EBTs have gained bad press in recent years from steps taken by HMRC to close down or charge taxes unpaid as a result of such schemes, which have increasingly been adopted solely for the purpose of avoiding tax. However, EBTs can be valid, providing benefits to a wider group of employees (rather than just one employee) and accordingly each EBT should be judged on its own merit.
We refer to our page here which provides more information on disguised remuneration. The use of a tax scheme to evade tax has in the last decade led directors and senior management of companies to enter into arrangements whereby their income is instead paid to an offshore trust, an EBT, and then loaned on to the intended recipient of such income.
This is commonly referred to a method of disguising remuneration as a loan which was never repayable and was set up solely for the purpose of avoiding income tax.
Not all EBTs mirror or contain this structure and it is not always the case that a tax scheme using an EBT falls within these provisions. Often, an EBT does not even exist (which is not uncommon) or the trust document has been incorrectly drafted. However, where a loan has been made to the appropriate trust and is not repaid, then the tax implications of a loan charge mirror that which has existed for some time in respect of the balance on an overdrawn Director’s Loan Account.
Perhaps as a result of disclosure of such tax schemes, and their increased use, legislation has been introduced over recent years to combat such schemes including the recent incorporation of loan charges.
Further steps have been taken to prevent tax avoidance by close companies and to ensure that, for example in the case of offshore or dissolved/insolvent companies, the liability is transferred to the employee.
Quite often, once HMRC is aware of the tax scheme (either as a result of disclosure or as a result of negotiations then an Accelerated Payment Notice may be issued for payment whilst negotiations are ongoing. For more information on Accelerated Payment Notices please click here.
Interpretation by Courts
In July 2017 the legal status of EBTs was further updated in RFC 2012 Plc (in liquidation) (formerly The Rangers Football Club Plc) (Appellant) v Advocate General for Scotland (Respondent) (Scotland) (“the Rangers Case”) where EBTs provided for payment to employees had been decided in the employers’ favour by the respective Tax Tribunals.
However, upon appeal and finally in the Supreme Court it was finally decided that the funds paid and loaned to employees via the EBTs was subject to tax, and the EBT as a scheme to mitigate or avoid liability for such taxes was not able to do this.
Obviously, this has other consequences as – if income is considered (some years later) as subject to income tax rules (including the liability for NICs) – then the liability will be considerably increased following the application of interest, penalties and surcharges under the various tax legislation. Indeed, where an EBT is invalid, then this can result in the tax scheme being considerably more expensive to the company.
Am I liable for Tax under an EBT I entered into?

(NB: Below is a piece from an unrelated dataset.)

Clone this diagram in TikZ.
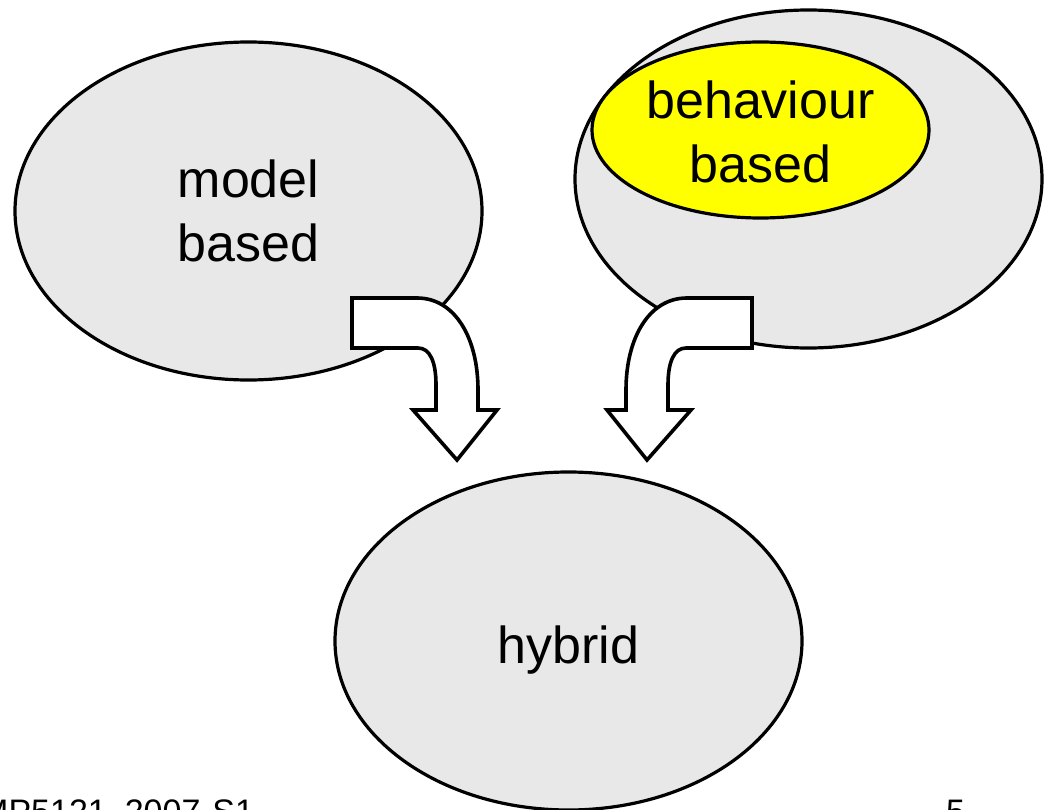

However each and every EBT has a different purpose and it may also be the case that your circumstances are different and, despite the scheme being described as an EBT, you may not be a party to a disguised remuneration arrangement.
However, it is important that you seek advice as soon as possible. At Francis Wilks & Jones we are able to assist with understanding your personal circumstances and negotiating any claims with HMRC or any other claims against you personally, whether they be arising out of insolvency or claims for breaches of your fiduciary duties.
Please call any member of our Tax Disputes Team for your consultation now on 0207 841 0390. Alternatively email us with your query at firstname.lastname@example.org and we will call you back at a time convenient for you.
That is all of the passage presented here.